### [WHAT TO WORK ON]
Write out each line exactly as it stands, please.

=-=-=-=-=

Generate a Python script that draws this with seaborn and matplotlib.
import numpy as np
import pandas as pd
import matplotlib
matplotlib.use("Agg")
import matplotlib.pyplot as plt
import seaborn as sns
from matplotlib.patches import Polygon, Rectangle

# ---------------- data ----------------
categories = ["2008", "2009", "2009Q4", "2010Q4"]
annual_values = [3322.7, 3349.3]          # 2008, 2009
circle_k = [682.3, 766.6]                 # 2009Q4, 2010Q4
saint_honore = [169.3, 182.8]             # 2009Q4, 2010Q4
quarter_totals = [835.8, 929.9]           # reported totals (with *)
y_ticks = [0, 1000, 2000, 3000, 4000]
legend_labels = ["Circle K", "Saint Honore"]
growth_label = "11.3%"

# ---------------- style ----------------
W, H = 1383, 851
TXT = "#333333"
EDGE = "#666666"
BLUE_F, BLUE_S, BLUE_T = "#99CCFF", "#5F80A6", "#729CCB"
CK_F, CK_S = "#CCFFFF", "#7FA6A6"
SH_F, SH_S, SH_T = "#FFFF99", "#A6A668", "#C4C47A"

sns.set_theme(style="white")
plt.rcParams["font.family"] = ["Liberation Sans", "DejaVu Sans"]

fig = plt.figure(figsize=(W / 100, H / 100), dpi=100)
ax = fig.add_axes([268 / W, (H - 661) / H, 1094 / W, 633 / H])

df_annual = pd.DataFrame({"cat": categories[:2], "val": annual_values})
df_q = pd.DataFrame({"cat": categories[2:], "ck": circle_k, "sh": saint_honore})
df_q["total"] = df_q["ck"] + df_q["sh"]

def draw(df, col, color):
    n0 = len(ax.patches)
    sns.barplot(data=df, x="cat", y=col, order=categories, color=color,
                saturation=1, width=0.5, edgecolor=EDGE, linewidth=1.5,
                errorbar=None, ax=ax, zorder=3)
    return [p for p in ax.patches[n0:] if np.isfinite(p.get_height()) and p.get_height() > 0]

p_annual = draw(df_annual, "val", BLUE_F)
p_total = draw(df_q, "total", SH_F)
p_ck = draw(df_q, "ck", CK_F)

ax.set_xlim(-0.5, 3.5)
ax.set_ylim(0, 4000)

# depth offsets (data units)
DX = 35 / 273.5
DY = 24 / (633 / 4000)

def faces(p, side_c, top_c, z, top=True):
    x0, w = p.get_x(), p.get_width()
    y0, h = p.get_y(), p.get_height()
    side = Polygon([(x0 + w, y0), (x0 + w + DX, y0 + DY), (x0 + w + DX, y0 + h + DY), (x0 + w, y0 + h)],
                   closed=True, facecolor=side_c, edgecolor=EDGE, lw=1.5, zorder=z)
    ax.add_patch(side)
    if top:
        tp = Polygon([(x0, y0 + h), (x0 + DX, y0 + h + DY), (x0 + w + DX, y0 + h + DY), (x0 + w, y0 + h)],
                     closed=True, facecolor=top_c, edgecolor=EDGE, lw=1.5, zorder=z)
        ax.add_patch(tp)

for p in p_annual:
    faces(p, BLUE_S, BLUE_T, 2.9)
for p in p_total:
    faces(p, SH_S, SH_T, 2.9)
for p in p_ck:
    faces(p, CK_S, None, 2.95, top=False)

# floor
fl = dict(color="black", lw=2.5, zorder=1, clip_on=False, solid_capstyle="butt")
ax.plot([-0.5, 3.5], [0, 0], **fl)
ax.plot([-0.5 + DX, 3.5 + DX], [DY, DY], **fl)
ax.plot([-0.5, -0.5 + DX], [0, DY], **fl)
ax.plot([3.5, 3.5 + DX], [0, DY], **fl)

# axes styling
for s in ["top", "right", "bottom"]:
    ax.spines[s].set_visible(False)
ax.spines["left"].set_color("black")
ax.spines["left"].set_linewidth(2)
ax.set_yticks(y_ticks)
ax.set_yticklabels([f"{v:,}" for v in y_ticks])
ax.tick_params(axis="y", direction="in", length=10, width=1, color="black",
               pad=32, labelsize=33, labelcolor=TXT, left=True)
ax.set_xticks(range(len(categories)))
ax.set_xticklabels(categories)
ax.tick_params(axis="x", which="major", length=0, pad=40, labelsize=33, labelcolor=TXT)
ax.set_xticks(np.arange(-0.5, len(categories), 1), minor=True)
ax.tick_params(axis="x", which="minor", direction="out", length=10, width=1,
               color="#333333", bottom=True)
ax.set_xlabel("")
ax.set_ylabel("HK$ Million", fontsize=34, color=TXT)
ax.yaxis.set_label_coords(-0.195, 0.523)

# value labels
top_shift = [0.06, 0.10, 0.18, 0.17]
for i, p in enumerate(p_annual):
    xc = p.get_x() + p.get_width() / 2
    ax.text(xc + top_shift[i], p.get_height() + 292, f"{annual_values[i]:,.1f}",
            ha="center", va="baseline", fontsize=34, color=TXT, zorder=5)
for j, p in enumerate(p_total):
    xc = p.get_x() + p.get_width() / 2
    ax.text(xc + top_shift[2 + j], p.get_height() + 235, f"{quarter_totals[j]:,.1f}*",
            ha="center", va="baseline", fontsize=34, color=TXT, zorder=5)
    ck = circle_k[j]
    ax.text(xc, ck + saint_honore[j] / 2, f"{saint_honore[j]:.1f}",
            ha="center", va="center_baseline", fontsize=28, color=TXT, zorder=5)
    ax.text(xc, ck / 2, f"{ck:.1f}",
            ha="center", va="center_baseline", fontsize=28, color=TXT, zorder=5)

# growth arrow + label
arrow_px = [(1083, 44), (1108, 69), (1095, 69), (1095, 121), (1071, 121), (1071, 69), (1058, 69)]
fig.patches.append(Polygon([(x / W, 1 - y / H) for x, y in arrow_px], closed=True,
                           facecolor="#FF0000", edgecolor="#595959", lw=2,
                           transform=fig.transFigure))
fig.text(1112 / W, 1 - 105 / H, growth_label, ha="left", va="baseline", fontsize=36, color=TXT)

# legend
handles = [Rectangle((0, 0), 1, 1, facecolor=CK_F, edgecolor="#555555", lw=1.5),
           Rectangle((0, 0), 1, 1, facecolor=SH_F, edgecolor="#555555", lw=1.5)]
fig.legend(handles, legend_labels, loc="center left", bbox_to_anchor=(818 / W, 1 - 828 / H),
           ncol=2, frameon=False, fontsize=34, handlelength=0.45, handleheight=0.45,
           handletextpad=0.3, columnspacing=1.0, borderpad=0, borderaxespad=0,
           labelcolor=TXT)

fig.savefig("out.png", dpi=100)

=-=-=-=-=

### [COMPLETE ANSWER]
Generate a Python script that draws this with seaborn and matplotlib.
import numpy as np
import pandas as pd
import matplotlib
matplotlib.use("Agg")
import matplotlib.pyplot as plt
import seaborn as sns
from matplotlib.patches import Polygon, Rectangle

# ---------------- data ----------------
categories = ["2008", "2009", "2009Q4", "2010Q4"]
annual_values = [3322.7, 3349.3]          # 2008, 2009
circle_k = [682.3, 766.6]                 # 2009Q4, 2010Q4
saint_honore = [169.3, 182.8]             # 2009Q4, 2010Q4
quarter_totals = [835.8, 929.9]           # reported totals (with *)
y_ticks = [0, 1000, 2000, 3000, 4000]
legend_labels = ["Circle K", "Saint Honore"]
growth_label = "11.3%"

# ---------------- style ----------------
W, H = 1383, 851
TXT = "#333333"
EDGE = "#666666"
BLUE_F, BLUE_S, BLUE_T = "#99CCFF", "#5F80A6", "#729CCB"
CK_F, CK_S = "#CCFFFF", "#7FA6A6"
SH_F, SH_S, SH_T = "#FFFF99", "#A6A668", "#C4C47A"

sns.set_theme(style="white")
plt.rcParams["font.family"] = ["Liberation Sans", "DejaVu Sans"]

fig = plt.figure(figsize=(W / 100, H / 100), dpi=100)
ax = fig.add_axes([268 / W, (H - 661) / H, 1094 / W, 633 / H])

df_annual = pd.DataFrame({"cat": categories[:2], "val": annual_values})
df_q = pd.DataFrame({"cat": categories[2:], "ck": circle_k, "sh": saint_honore})
df_q["total"] = df_q["ck"] + df_q["sh"]

def draw(df, col, color):
    n0 = len(ax.patches)
    sns.barplot(data=df, x="cat", y=col, order=categories, color=color,
                saturation=1, width=0.5, edgecolor=EDGE, linewidth=1.5,
                errorbar=None, ax=ax, zorder=3)
    return [p for p in ax.patches[n0:] if np.isfinite(p.get_height()) and p.get_height() > 0]

p_annual = draw(df_annual, "val", BLUE_F)
p_total = draw(df_q, "total", SH_F)
p_ck = draw(df_q, "ck", CK_F)

ax.set_xlim(-0.5, 3.5)
ax.set_ylim(0, 4000)

# depth offsets (data units)
DX = 35 / 273.5
DY = 24 / (633 / 4000)

def faces(p, side_c, top_c, z, top=True):
    x0, w = p.get_x(), p.get_width()
    y0, h = p.get_y(), p.get_height()
    side = Polygon([(x0 + w, y0), (x0 + w + DX, y0 + DY), (x0 + w + DX, y0 + h + DY), (x0 + w, y0 + h)],
                   closed=True, facecolor=side_c, edgecolor=EDGE, lw=1.5, zorder=z)
    ax.add_patch(side)
    if top:
        tp = Polygon([(x0, y0 + h), (x0 + DX, y0 + h + DY), (x0 + w + DX, y0 + h + DY), (x0 + w, y0 + h)],
                     closed=True, facecolor=top_c, edgecolor=EDGE, lw=1.5, zorder=z)
        ax.add_patch(tp)

for p in p_annual:
    faces(p, BLUE_S, BLUE_T, 2.9)
for p in p_total:
    faces(p, SH_S, SH_T, 2.9)
for p in p_ck:
    faces(p, CK_S, None, 2.95, top=False)

# floor
fl = dict(color="black", lw=2.5, zorder=1, clip_on=False, solid_capstyle="butt")
ax.plot([-0.5, 3.5], [0, 0], **fl)
ax.plot([-0.5 + DX, 3.5 + DX], [DY, DY], **fl)
ax.plot([-0.5, -0.5 + DX], [0, DY], **fl)
ax.plot([3.5, 3.5 + DX], [0, DY], **fl)

# axes styling
for s in ["top", "right", "bottom"]:
    ax.spines[s].set_visible(False)
ax.spines["left"].set_color("black")
ax.spines["left"].set_linewidth(2)
ax.set_yticks(y_ticks)
ax.set_yticklabels([f"{v:,}" for v in y_ticks])
ax.tick_params(axis="y", direction="in", length=10, width=1, color="black",
               pad=32, labelsize=33, labelcolor=TXT, left=True)
ax.set_xticks(range(len(categories)))
ax.set_xticklabels(categories)
ax.tick_params(axis="x", which="major", length=0, pad=40, labelsize=33, labelcolor=TXT)
ax.set_xticks(np.arange(-0.5, len(categories), 1), minor=True)
ax.tick_params(axis="x", which="minor", direction="out", length=10, width=1,
               color="#333333", bottom=True)
ax.set_xlabel("")
ax.set_ylabel("HK$ Million", fontsize=34, color=TXT)
ax.yaxis.set_label_coords(-0.195, 0.523)

# value labels
top_shift = [0.06, 0.10, 0.18, 0.17]
for i, p in enumerate(p_annual):
    xc = p.get_x() + p.get_width() / 2
    ax.text(xc + top_shift[i], p.get_height() + 292, f"{annual_values[i]:,.1f}",
            ha="center", va="baseline", fontsize=34, color=TXT, zorder=5)
for j, p in enumerate(p_total):
    xc = p.get_x() + p.get_width() / 2
    ax.text(xc + top_shift[2 + j], p.get_height() + 235, f"{quarter_totals[j]:,.1f}*",
            ha="center", va="baseline", fontsize=34, color=TXT, zorder=5)
    ck = circle_k[j]
    ax.text(xc, ck + saint_honore[j] / 2, f"{saint_honore[j]:.1f}",
            ha="center", va="center_baseline", fontsize=28, color=TXT, zorder=5)
    ax.text(xc, ck / 2, f"{ck:.1f}",
            ha="center", va="center_baseline", fontsize=28, color=TXT, zorder=5)

# growth arrow + label
arrow_px = [(1083, 44), (1108, 69), (1095, 69), (1095, 121), (1071, 121), (1071, 69), (1058, 69)]
fig.patches.append(Polygon([(x / W, 1 - y / H) for x, y in arrow_px], closed=True,
                           facecolor="#FF0000", edgecolor="#595959", lw=2,
                           transform=fig.transFigure))
fig.text(1112 / W, 1 - 105 / H, growth_label, ha="left", va="baseline", fontsize=36, color=TXT)

# legend
handles = [Rectangle((0, 0), 1, 1, facecolor=CK_F, edgecolor="#555555", lw=1.5),
           Rectangle((0, 0), 1, 1, facecolor=SH_F, edgecolor="#555555", lw=1.5)]
fig.legend(handles, legend_labels, loc="center left", bbox_to_anchor=(818 / W, 1 - 828 / H),
           ncol=2, frameon=False, fontsize=34, handlelength=0.45, handleheight=0.45,
           handletextpad=0.3, columnspacing=1.0, borderpad=0, borderaxespad=0,
           labelcolor=TXT)

fig.savefig("out.png", dpi=100)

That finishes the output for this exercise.